- What you will do
Reproduce, character for character, the lines below from the first through the one with "(ps2) at (368,128)". Leave pictures out.
▬▬▬▬▬▬▬▬▬▬
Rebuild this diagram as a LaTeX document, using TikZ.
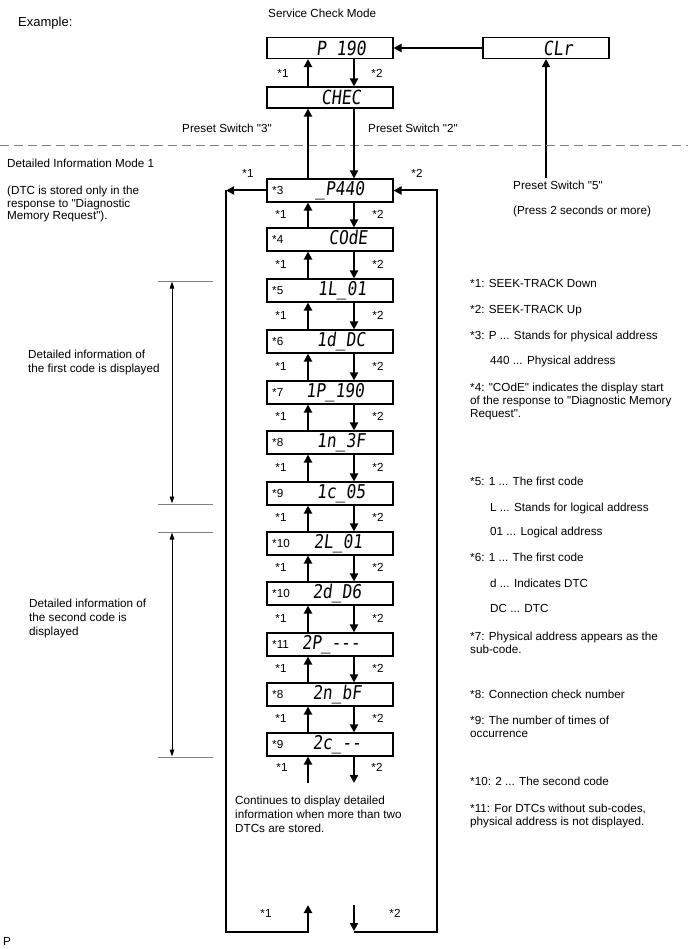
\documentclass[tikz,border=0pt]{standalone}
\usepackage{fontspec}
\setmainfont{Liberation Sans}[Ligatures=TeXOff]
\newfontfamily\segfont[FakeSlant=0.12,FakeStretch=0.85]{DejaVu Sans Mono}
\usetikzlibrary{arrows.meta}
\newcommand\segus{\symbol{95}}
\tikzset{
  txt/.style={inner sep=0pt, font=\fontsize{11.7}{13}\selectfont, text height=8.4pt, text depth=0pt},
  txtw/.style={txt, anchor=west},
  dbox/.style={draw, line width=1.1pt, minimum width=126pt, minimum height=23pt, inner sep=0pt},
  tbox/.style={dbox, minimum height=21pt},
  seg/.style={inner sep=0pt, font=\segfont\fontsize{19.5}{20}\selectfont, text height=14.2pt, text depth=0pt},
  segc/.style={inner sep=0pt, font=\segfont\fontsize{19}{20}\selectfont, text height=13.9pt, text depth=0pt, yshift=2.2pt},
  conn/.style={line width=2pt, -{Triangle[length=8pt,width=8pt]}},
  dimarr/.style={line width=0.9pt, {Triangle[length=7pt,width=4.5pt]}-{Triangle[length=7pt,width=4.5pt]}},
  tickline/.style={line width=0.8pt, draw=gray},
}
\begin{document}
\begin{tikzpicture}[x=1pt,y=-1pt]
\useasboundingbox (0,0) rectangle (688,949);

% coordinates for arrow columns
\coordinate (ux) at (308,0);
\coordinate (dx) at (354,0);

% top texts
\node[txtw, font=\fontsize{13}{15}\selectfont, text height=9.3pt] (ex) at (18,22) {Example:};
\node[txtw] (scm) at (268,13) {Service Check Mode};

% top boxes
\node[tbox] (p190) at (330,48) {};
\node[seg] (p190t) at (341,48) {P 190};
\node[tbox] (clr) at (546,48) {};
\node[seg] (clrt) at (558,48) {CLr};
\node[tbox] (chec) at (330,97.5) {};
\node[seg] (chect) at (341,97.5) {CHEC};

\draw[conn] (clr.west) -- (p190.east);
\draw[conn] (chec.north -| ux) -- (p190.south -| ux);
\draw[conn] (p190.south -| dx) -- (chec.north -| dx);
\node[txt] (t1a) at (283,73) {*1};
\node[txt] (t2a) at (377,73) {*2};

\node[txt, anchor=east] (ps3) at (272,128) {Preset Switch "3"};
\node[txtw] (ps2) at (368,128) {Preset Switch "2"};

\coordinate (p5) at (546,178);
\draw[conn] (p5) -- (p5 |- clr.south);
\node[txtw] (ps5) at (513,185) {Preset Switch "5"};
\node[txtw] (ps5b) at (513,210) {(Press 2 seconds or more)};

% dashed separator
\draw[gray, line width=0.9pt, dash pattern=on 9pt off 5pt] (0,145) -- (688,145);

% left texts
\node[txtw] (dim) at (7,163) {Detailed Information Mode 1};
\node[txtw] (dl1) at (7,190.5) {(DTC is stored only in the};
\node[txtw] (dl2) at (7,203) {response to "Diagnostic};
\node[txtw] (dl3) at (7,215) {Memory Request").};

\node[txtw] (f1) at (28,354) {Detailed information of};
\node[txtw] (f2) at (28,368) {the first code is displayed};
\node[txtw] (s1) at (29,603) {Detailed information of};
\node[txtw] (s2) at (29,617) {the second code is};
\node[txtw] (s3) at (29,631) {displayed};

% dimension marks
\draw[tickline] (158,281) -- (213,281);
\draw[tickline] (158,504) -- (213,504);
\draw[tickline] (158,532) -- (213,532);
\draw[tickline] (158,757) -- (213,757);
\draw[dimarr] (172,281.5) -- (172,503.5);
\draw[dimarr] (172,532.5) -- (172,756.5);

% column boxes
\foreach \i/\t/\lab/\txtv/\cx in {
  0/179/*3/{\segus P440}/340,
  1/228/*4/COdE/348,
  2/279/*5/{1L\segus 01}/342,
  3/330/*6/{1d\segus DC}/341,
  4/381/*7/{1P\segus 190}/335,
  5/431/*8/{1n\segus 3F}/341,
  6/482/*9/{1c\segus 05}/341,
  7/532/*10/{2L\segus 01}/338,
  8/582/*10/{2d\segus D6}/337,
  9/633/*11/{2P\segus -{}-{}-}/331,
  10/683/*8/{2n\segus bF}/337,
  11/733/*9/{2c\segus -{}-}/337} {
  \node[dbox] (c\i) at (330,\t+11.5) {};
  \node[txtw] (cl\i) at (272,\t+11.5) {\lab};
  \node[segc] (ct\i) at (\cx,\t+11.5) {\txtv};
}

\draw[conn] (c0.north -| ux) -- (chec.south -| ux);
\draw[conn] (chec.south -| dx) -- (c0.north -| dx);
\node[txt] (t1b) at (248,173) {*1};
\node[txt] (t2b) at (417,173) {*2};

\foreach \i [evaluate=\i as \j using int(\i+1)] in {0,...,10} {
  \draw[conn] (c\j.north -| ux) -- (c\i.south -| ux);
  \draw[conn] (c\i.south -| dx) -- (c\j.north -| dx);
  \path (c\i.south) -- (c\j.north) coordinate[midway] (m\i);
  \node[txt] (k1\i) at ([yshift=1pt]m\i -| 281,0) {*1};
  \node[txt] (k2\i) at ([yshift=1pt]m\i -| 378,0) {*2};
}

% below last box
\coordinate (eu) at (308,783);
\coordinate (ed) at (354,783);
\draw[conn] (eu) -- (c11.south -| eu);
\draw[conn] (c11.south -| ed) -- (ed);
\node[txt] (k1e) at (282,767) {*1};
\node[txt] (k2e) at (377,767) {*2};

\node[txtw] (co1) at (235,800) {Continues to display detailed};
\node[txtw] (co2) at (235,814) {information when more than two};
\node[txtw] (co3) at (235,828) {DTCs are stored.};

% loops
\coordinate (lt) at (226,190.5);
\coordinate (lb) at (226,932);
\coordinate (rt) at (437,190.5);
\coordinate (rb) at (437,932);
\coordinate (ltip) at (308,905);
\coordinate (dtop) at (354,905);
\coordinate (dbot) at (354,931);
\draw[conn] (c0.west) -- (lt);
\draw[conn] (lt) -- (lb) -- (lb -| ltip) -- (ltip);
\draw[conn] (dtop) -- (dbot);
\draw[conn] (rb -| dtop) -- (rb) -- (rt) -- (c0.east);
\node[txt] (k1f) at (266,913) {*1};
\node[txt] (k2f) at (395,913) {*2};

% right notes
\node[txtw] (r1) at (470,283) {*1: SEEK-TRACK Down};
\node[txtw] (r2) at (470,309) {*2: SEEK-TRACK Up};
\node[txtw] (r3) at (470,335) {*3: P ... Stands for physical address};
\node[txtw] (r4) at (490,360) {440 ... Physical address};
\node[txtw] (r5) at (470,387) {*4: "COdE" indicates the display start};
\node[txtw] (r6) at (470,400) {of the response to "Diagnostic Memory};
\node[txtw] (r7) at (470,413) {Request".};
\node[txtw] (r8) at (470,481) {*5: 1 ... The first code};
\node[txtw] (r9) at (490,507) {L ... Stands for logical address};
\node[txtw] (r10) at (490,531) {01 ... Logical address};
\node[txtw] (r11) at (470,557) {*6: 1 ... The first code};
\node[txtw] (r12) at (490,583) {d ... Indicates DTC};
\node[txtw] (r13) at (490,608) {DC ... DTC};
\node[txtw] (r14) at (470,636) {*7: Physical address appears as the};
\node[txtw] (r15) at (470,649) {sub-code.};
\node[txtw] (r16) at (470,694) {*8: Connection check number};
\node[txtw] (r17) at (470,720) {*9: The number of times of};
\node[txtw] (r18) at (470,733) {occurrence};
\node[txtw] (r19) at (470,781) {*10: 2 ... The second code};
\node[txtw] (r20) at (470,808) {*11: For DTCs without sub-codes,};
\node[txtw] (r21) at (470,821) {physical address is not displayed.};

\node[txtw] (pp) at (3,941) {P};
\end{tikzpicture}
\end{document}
▬▬▬▬▬▬▬▬▬▬
- Result for this exercise
Rebuild this diagram as a LaTeX document, using TikZ.
\documentclass[tikz,border=0pt]{standalone}
\usepackage{fontspec}
\setmainfont{Liberation Sans}[Ligatures=TeXOff]
\newfontfamily\segfont[FakeSlant=0.12,FakeStretch=0.85]{DejaVu Sans Mono}
\usetikzlibrary{arrows.meta}
\newcommand\segus{\symbol{95}}
\tikzset{
  txt/.style={inner sep=0pt, font=\fontsize{11.7}{13}\selectfont, text height=8.4pt, text depth=0pt},
  txtw/.style={txt, anchor=west},
  dbox/.style={draw, line width=1.1pt, minimum width=126pt, minimum height=23pt, inner sep=0pt},
  tbox/.style={dbox, minimum height=21pt},
  seg/.style={inner sep=0pt, font=\segfont\fontsize{19.5}{20}\selectfont, text height=14.2pt, text depth=0pt},
  segc/.style={inner sep=0pt, font=\segfont\fontsize{19}{20}\selectfont, text height=13.9pt, text depth=0pt, yshift=2.2pt},
  conn/.style={line width=2pt, -{Triangle[length=8pt,width=8pt]}},
  dimarr/.style={line width=0.9pt, {Triangle[length=7pt,width=4.5pt]}-{Triangle[length=7pt,width=4.5pt]}},
  tickline/.style={line width=0.8pt, draw=gray},
}
\begin{document}
\begin{tikzpicture}[x=1pt,y=-1pt]
\useasboundingbox (0,0) rectangle (688,949);

% coordinates for arrow columns
\coordinate (ux) at (308,0);
\coordinate (dx) at (354,0);

% top texts
\node[txtw, font=\fontsize{13}{15}\selectfont, text height=9.3pt] (ex) at (18,22) {Example:};
\node[txtw] (scm) at (268,13) {Service Check Mode};

% top boxes
\node[tbox] (p190) at (330,48) {};
\node[seg] (p190t) at (341,48) {P 190};
\node[tbox] (clr) at (546,48) {};
\node[seg] (clrt) at (558,48) {CLr};
\node[tbox] (chec) at (330,97.5) {};
\node[seg] (chect) at (341,97.5) {CHEC};

\draw[conn] (clr.west) -- (p190.east);
\draw[conn] (chec.north -| ux) -- (p190.south -| ux);
\draw[conn] (p190.south -| dx) -- (chec.north -| dx);
\node[txt] (t1a) at (283,73) {*1};
\node[txt] (t2a) at (377,73) {*2};

\node[txt, anchor=east] (ps3) at (272,128) {Preset Switch "3"};
\node[txtw] (ps2) at (368,128) {Preset Switch "2"};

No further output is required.